START DATA PROVIDED

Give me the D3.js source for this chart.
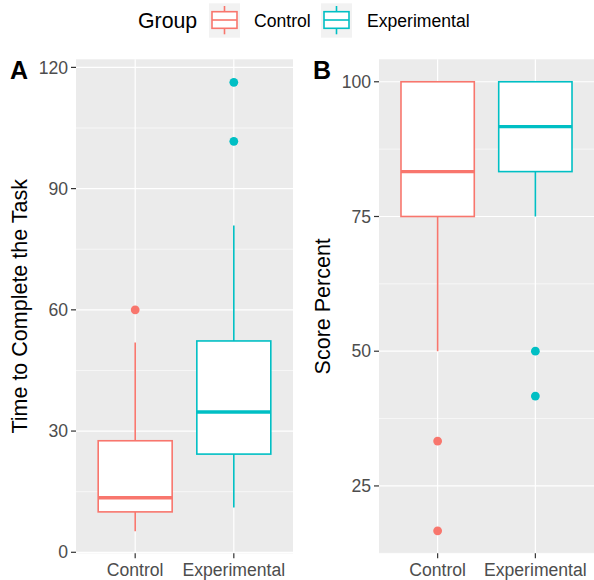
<!DOCTYPE html>
<html><head><meta charset="utf-8">
<script src="https://cdn.jsdelivr.net/npm/d3@7"></script>
<style>body{margin:0;background:#fff}svg{display:block}</style>
</head><body>
<svg id="chart" width="594" height="580"></svg>
<script>
const groups = ["Control", "Experimental"];
const colors = ["#F8766D", "#00BFC4"];
// Panel A: Time to Complete the Task
const timeQ1 = [10, 24.3];
const timeMedian = [13.5, 34.7];
const timeQ3 = [27.6, 52.3];
const timeWhiskLow = [5.2, 11.1];
const timeWhiskHigh = [51.9, 80.9];
const timeOutliers = [[60], [101.7, 116.3]];
const timeTicks = [0, 30, 60, 90, 120];
const timeMinor = [15, 45, 75, 105];
// Panel B: Score Percent
const scoreQ1 = [75, 83.33];
const scoreMedian = [83.33, 91.67];
const scoreQ3 = [100, 100];
const scoreWhiskLow = [50, 75];
const scoreWhiskHigh = [100, 100];
const scoreOutliers = [[33.33, 16.67], [50, 41.67]];
const scoreTicks = [25, 50, 75, 100];
const scoreMinor = [12.5, 37.5, 62.5, 87.5];

const svg = d3.select("#chart");
const tickCol = "#4D4D4D";
const FONT = "Liberation Sans, Arial, sans-serif";

function panel(opt) {
  // discrete axis with 0.6 expansion on each side
  const x = d3.scalePoint().domain(groups).range([opt.x0, opt.x1]).padding(0.6);
  const step = x.step();
  const y = d3.scaleLinear().domain(opt.yDomain).range([opt.y1, opt.y0]);
  const g = svg.append("g");
  g.append("rect").attr("x", opt.x0).attr("y", opt.y0).attr("width", opt.x1 - opt.x0).attr("height", opt.y1 - opt.y0).attr("fill", "#EBEBEB");
  g.selectAll(".minor").data(opt.minor.filter(v => y(v) >= opt.y0 && y(v) <= opt.y1)).enter().append("line")
    .attr("x1", opt.x0).attr("x2", opt.x1).attr("y1", d => y(d)).attr("y2", d => y(d))
    .attr("stroke", "#fff").attr("stroke-width", 0.6);
  g.selectAll(".major").data(opt.ticks).enter().append("line")
    .attr("x1", opt.x0).attr("x2", opt.x1).attr("y1", d => y(d)).attr("y2", d => y(d))
    .attr("stroke", "#fff").attr("stroke-width", 1.2);
  g.selectAll(".vmajor").data(groups).enter().append("line")
    .attr("x1", d => x(d)).attr("x2", d => x(d)).attr("y1", opt.y0).attr("y2", opt.y1)
    .attr("stroke", "#fff").attr("stroke-width", 1.2);
  g.selectAll(".yt").data(opt.ticks).enter().append("line")
    .attr("x1", opt.x0 - 5).attr("x2", opt.x0).attr("y1", d => y(d)).attr("y2", d => y(d))
    .attr("stroke", "#333").attr("stroke-width", 1.2);
  g.selectAll(".yl").data(opt.ticks).enter().append("text")
    .attr("x", opt.x0 - 8).attr("y", d => y(d)).attr("dy", "0.35em").attr("text-anchor", "end")
    .attr("font-family", FONT).attr("font-size", 17.6).attr("fill", tickCol)
    .text(d => d);
  g.selectAll(".xt").data(groups).enter().append("line")
    .attr("x1", d => x(d)).attr("x2", d => x(d)).attr("y1", opt.y1).attr("y2", opt.y1 + 5)
    .attr("stroke", "#333").attr("stroke-width", 1.2);
  g.selectAll(".xl").data(groups).enter().append("text")
    .attr("x", d => x(d)).attr("y", 576).attr("text-anchor", "middle")
    .attr("font-family", FONT).attr("font-size", 17.6).attr("fill", tickCol)
    .text(d => d);
  const bw = 0.75 * step;
  groups.forEach((grp, i) => {
    const cx = x(grp), col = colors[i];
    if (opt.wh[i] > opt.q3[i])
      g.append("line").attr("x1", cx).attr("x2", cx).attr("y1", y(opt.q3[i])).attr("y2", y(opt.wh[i])).attr("stroke", col).attr("stroke-width", 1.6);
    if (opt.wl[i] < opt.q1[i])
      g.append("line").attr("x1", cx).attr("x2", cx).attr("y1", y(opt.q1[i])).attr("y2", y(opt.wl[i])).attr("stroke", col).attr("stroke-width", 1.6);
    g.append("rect").attr("x", cx - bw / 2).attr("width", bw)
      .attr("y", y(opt.q3[i])).attr("height", y(opt.q1[i]) - y(opt.q3[i]))
      .attr("fill", "#fff").attr("stroke", col).attr("stroke-width", 1.6);
    g.append("line").attr("x1", cx - bw / 2).attr("x2", cx + bw / 2).attr("y1", y(opt.med[i])).attr("y2", y(opt.med[i]))
      .attr("stroke", col).attr("stroke-width", 3.4);
    g.selectAll(null).data(opt.out[i]).enter().append("circle")
      .attr("cx", cx).attr("cy", d => y(d)).attr("r", 4.4).attr("fill", col);
  });
  g.append("text").attr("transform", `translate(${opt.titleX},${(opt.y0 + opt.y1) / 2}) rotate(-90)`)
    .attr("text-anchor", "middle").attr("font-family", FONT).attr("font-size", 21.5).attr("fill", "#000")
    .text(opt.title);
  g.append("text").attr("x", opt.tagX).attr("y", 78.5).attr("font-family", FONT)
    .attr("font-size", 25).attr("font-weight", "bold").attr("fill", "#000").text(opt.tag);
}

panel({x0: 76, x1: 293, y0: 59.3, y1: 553.3, yDomain: [-0.25, 122], ticks: timeTicks, minor: timeMinor,
  q1: timeQ1, med: timeMedian, q3: timeQ3, wl: timeWhiskLow, wh: timeWhiskHigh, out: timeOutliers,
  title: "Time to Complete the Task", titleX: 27, tag: "A", tagX: 10});
panel({x0: 379, x1: 594, y0: 59.3, y1: 553.3, yDomain: [12.5, 104.17], ticks: scoreTicks, minor: scoreMinor,
  q1: scoreQ1, med: scoreMedian, q3: scoreQ3, wl: scoreWhiskLow, wh: scoreWhiskHigh, out: scoreOutliers,
  title: "Score Percent", titleX: 330, tag: "B", tagX: 313});

const lg = svg.append("g");
lg.append("text").attr("x", 138).attr("y", 28).attr("font-family", FONT)
  .attr("font-size", 21.3).attr("fill", "#000").text("Group");
const keyX = [209, 321];
const labX = [254, 367];
groups.forEach((grp, i) => {
  const kx = keyX[i];
  lg.append("rect").attr("x", kx).attr("y", 3.3).attr("width", 31).attr("height", 34.4).attr("fill", "#F2F2F2");
  const cx = kx + 15.5;
  lg.append("line").attr("x1", cx).attr("x2", cx).attr("y1", 6).attr("y2", 34.3).attr("stroke", colors[i]).attr("stroke-width", 1.6);
  lg.append("rect").attr("x", kx + 3).attr("y", 11.7).attr("width", 25).attr("height", 16.6)
    .attr("fill", "#fff").attr("stroke", colors[i]).attr("stroke-width", 1.6);
  lg.append("line").attr("x1", kx + 3).attr("x2", kx + 28).attr("y1", 20).attr("y2", 20).attr("stroke", colors[i]).attr("stroke-width", 1.6);
  lg.append("text").attr("x", labX[i]).attr("y", 27).attr("font-family", FONT)
    .attr("font-size", 17.6).attr("fill", "#000").text(grp);
});
</script>
</body></html>
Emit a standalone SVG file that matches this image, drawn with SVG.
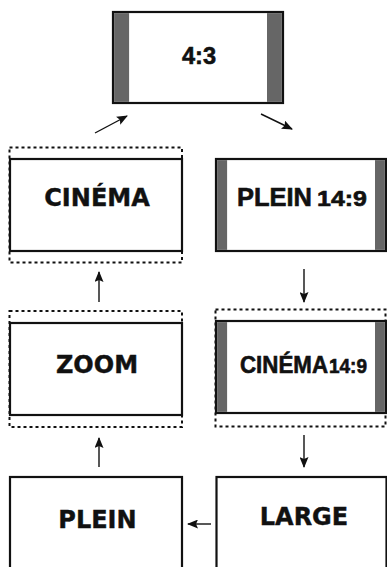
<svg xmlns="http://www.w3.org/2000/svg" width="387" height="567" viewBox="0 0 387 567">
<style>
.box{fill:#fff;stroke:#111;stroke-width:2.2}
.dot{fill:none;stroke:#111;stroke-width:2;stroke-dasharray:3 3}
.bar{fill:#666}
.lbl{font-family:"DejaVu Sans",sans-serif;font-weight:bold;font-size:24px;fill:#111;text-anchor:middle;stroke:#111;stroke-width:0.4}
.nar{font-family:"Liberation Sans",Arial,sans-serif;font-weight:bold;fill:#111;stroke:#111;stroke-width:0.6}
.conn line{stroke:#111;stroke-width:1.4;marker-end:url(#ah)}
</style>
<defs>
<marker id="ah" markerWidth="11" markerHeight="9" refX="10" refY="4.5" orient="auto" markerUnits="userSpaceOnUse">
<path d="M0,0 L11,4.5 L0,9 L2,4.5 Z" fill="#111"/>
</marker>
</defs>
<rect width="387" height="567" fill="#fff"/>
<g id="n43">
<rect class="box" x="113" y="12" width="170" height="91"/>
<rect class="bar" x="114.1" y="13.1" width="15" height="88.8"/>
<rect class="bar" x="267" y="13.1" width="14.9" height="88.8"/>
<text class="nar" x="182" y="63.5" font-size="24" textLength="34" lengthAdjust="spacingAndGlyphs">4:3</text>
</g>
<g id="ncinema">
<rect class="dot" x="9.5" y="147.5" width="172.5" height="115"/>
<rect class="box" x="10" y="159" width="172" height="92"/>
<text class="lbl" x="97" y="206">CINÉMA</text>
</g>
<g id="nplein149">
<rect class="box" x="216" y="159" width="170" height="92"/>
<rect class="bar" x="217.1" y="160.1" width="10" height="89.8"/>
<rect class="bar" x="375" y="160.1" width="9.9" height="89.8"/>
<text class="nar" x="237" y="206" font-size="25" textLength="75" lengthAdjust="spacingAndGlyphs">PLEIN</text>
<text class="nar" x="317" y="206" font-size="21.5" textLength="50" lengthAdjust="spacingAndGlyphs">14:9</text>
</g>
<g id="nzoom">
<rect class="dot" x="9.5" y="311" width="172.5" height="116"/>
<rect class="box" x="10" y="323" width="172" height="92"/>
<text class="lbl" x="97" y="373">ZOOM</text>
</g>
<g id="ncinema149">
<rect class="dot" x="215.5" y="309.5" width="170" height="117"/>
<rect class="box" x="216" y="321" width="170" height="92"/>
<rect class="bar" x="217.1" y="322.1" width="10" height="89.8"/>
<rect class="bar" x="375" y="322.1" width="9.9" height="89.8"/>
<text class="nar" x="240" y="373" font-size="23.5" textLength="88" lengthAdjust="spacingAndGlyphs">CINÉMA</text>
<text class="nar" x="329" y="373" font-size="20.5" textLength="38" lengthAdjust="spacingAndGlyphs">14:9</text>
</g>
<g id="nplein">
<rect class="box" x="10" y="477" width="172" height="100"/>
<text class="lbl" x="97.5" y="528">PLEIN</text>
</g>
<g id="nlarge">
<rect class="box" x="216.5" y="477" width="170" height="100"/>
<text class="lbl" x="304" y="525">LARGE</text>
</g>
<g id="connectors" class="conn">
<line x1="95" y1="133" x2="127" y2="116"/>
<line x1="261" y1="114" x2="292" y2="129"/>
<line x1="99" y1="302" x2="99" y2="272"/>
<line x1="304" y1="269" x2="304" y2="302"/>
<line x1="99" y1="467" x2="99" y2="438"/>
<line x1="304" y1="435" x2="304" y2="467"/>
<line x1="211" y1="524" x2="188" y2="524"/>
</g>
</svg>
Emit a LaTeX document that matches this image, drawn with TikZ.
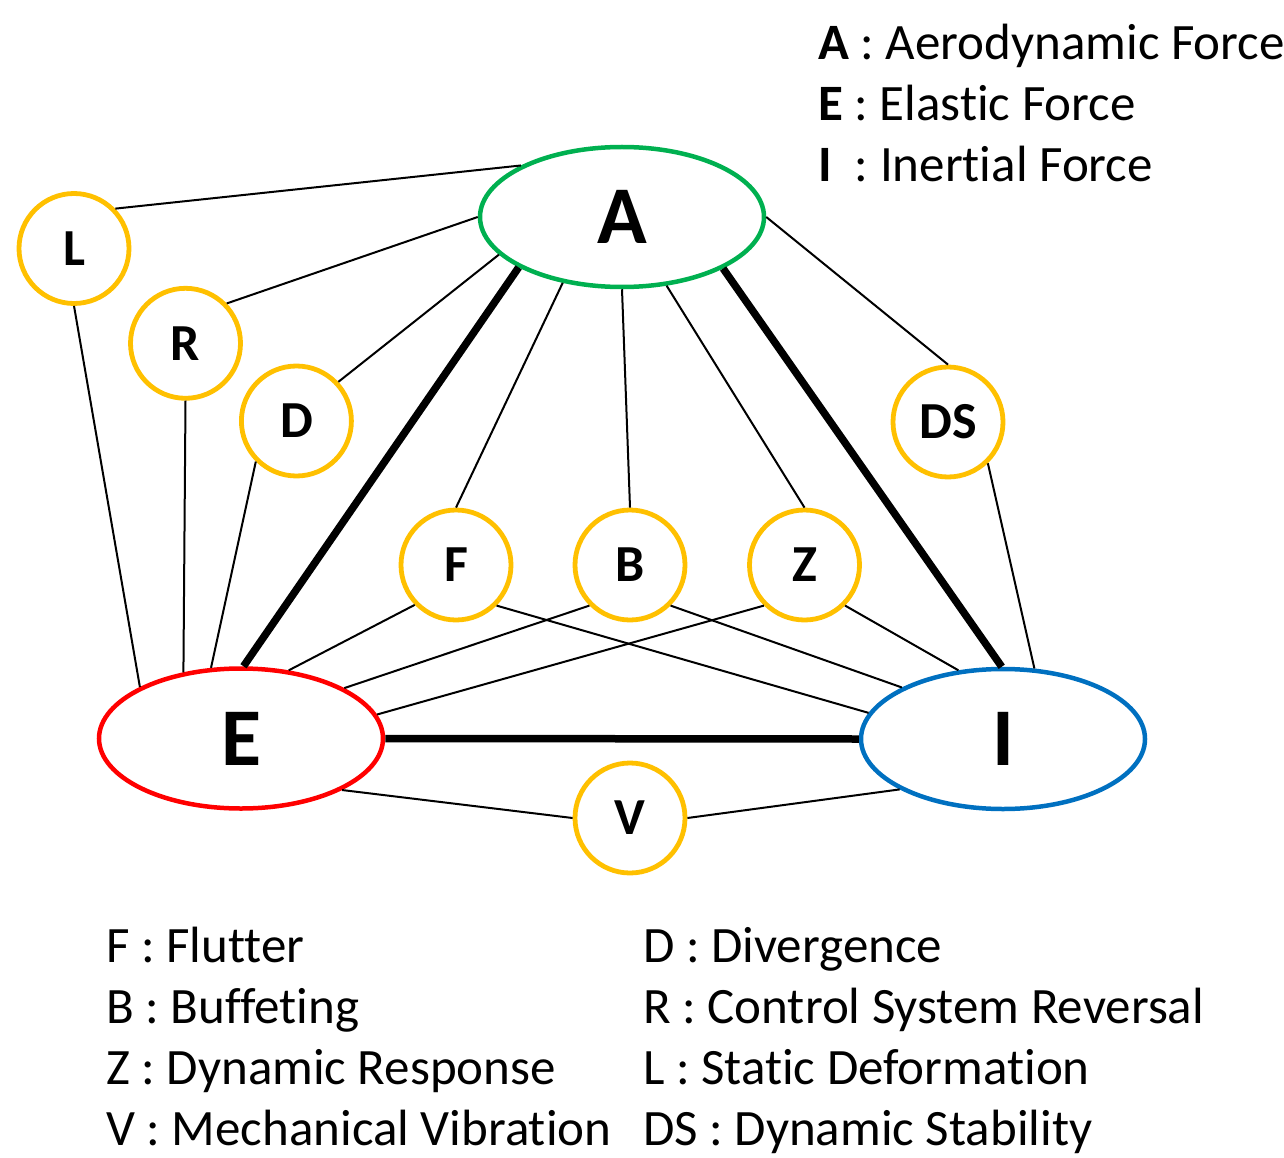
\documentclass[tikz,border=0pt]{standalone}
\usepackage{fontspec}
\setmainfont{Carlito}[Ligatures=NoCommon]
\usetikzlibrary{shapes.geometric}
\definecolor{cA}{HTML}{00B050}
\definecolor{cE}{HTML}{FF0000}
\definecolor{cI}{HTML}{0070C0}
\definecolor{cY}{HTML}{FFC000}
\begin{document}
\begin{tikzpicture}[x=1pt,y=-1pt,
  force/.style={ellipse, draw, line width=4.5pt, minimum width=284pt, minimum height=140pt, inner sep=0pt, font=\fontsize{82}{90}\selectfont\bfseries},
  phen/.style={circle, draw=cY, line width=4.8pt, minimum size=110pt, inner sep=0pt, font=\fontsize{52}{60}\selectfont\bfseries},
  thinlink/.style={line width=2pt},
  thicklink/.style={line width=7.5pt},
  legend/.style={anchor=base west, inner sep=0pt, font=\fontsize{51}{60}\selectfont}]
\useasboundingbox (0,0) rectangle (1284,1158);
% main forces
\node[force, draw=cA] (A) at (622,217) {A};
\node[force, draw=cE] (E) at (241,738.5) {E};
\node[force, draw=cI] (I) at (1003,739) {I};
% phenomena
\node[phen] (L) at (74,248.5) {L};
\node[phen] (R) at (185.5,343.3) {R};
\node[phen] (D) at (296.4,421) {D};
\node[phen] (DS) at (948,422) {DS};
\node[phen] (F) at (456,565) {F};
\node[phen] (B) at (630,565) {B};
\node[phen] (Z) at (804.5,565) {Z};
\node[phen] (V) at (630,818) {V};
% thick triangle
\draw[thicklink] (A.206.9) -- (E.88.2);
\draw[thicklink] (A.333.4) -- (I.91.6);
\draw[thicklink] (E.east) -- (I.west);
% thin links
\draw[thinlink] (L.44.2) -- (A.153.6);
\draw[thinlink] (L.270) -- (E.153.3);
\draw[thinlink] (R.44.4) -- (A.180);
\draw[thinlink] (R.270) -- (E.131.4);
\draw[thinlink] (D.43.3) -- (A.197.4);
\draw[thinlink] (D.225.9) -- (E.113.8);
\draw[thinlink] (F.90) -- (A.228.4);
\draw[thinlink] (F.224) -- (E.55.8);
\draw[thinlink] (F.315) -- (I.169.1);
\draw[thinlink] (B.90) -- (A.270.8);
\draw[thinlink] (B.225) -- (E.26.3);
\draw[thinlink] (B.315) -- (I.153.4);
\draw[thinlink] (Z.90) -- (A.303.5);
\draw[thinlink] (Z.225) -- (E.10.8);
\draw[thinlink] (Z.315) -- (I.123.8);
\draw[thinlink] (DS.90) -- (A.0);
\draw[thinlink] (DS.314) -- (I.66.6);
\draw[thinlink] (V.180) -- (E.333.6);
\draw[thinlink] (V.0) -- (I.206.3);
% legends
\node[legend] (la) at (818,60) {\textbf{A} : Aerodynamic Force};
\node[legend] (le) at (818,121) {\textbf{E} : Elastic Force};
\node[legend] (li) at (818,182) {\textbf{I}~~: Inertial Force};
\node[legend] (lf) at (106,962) {F : Flutter};
\node[legend] (lb) at (106,1023) {B : Buffeting};
\node[legend] (lz) at (106,1084) {Z : Dynamic Response};
\node[legend] (lv) at (106,1145) {V : Mechanical Vibration};
\node[legend] (ld) at (643,962) {D : Divergence};
\node[legend] (lr) at (643,1023) {R : Control System Reversal};
\node[legend] (ll) at (643,1084) {L : Static Deformation};
\node[legend] (lds) at (643,1145) {DS : Dynamic Stability};
\end{tikzpicture}
\end{document}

END DATA PROVIDED

■ **WHAT YOU HAVE TO DO**
From the material above, count the lines that include "with" and give only the total.

■ **EXERCISE RESPONSE**
3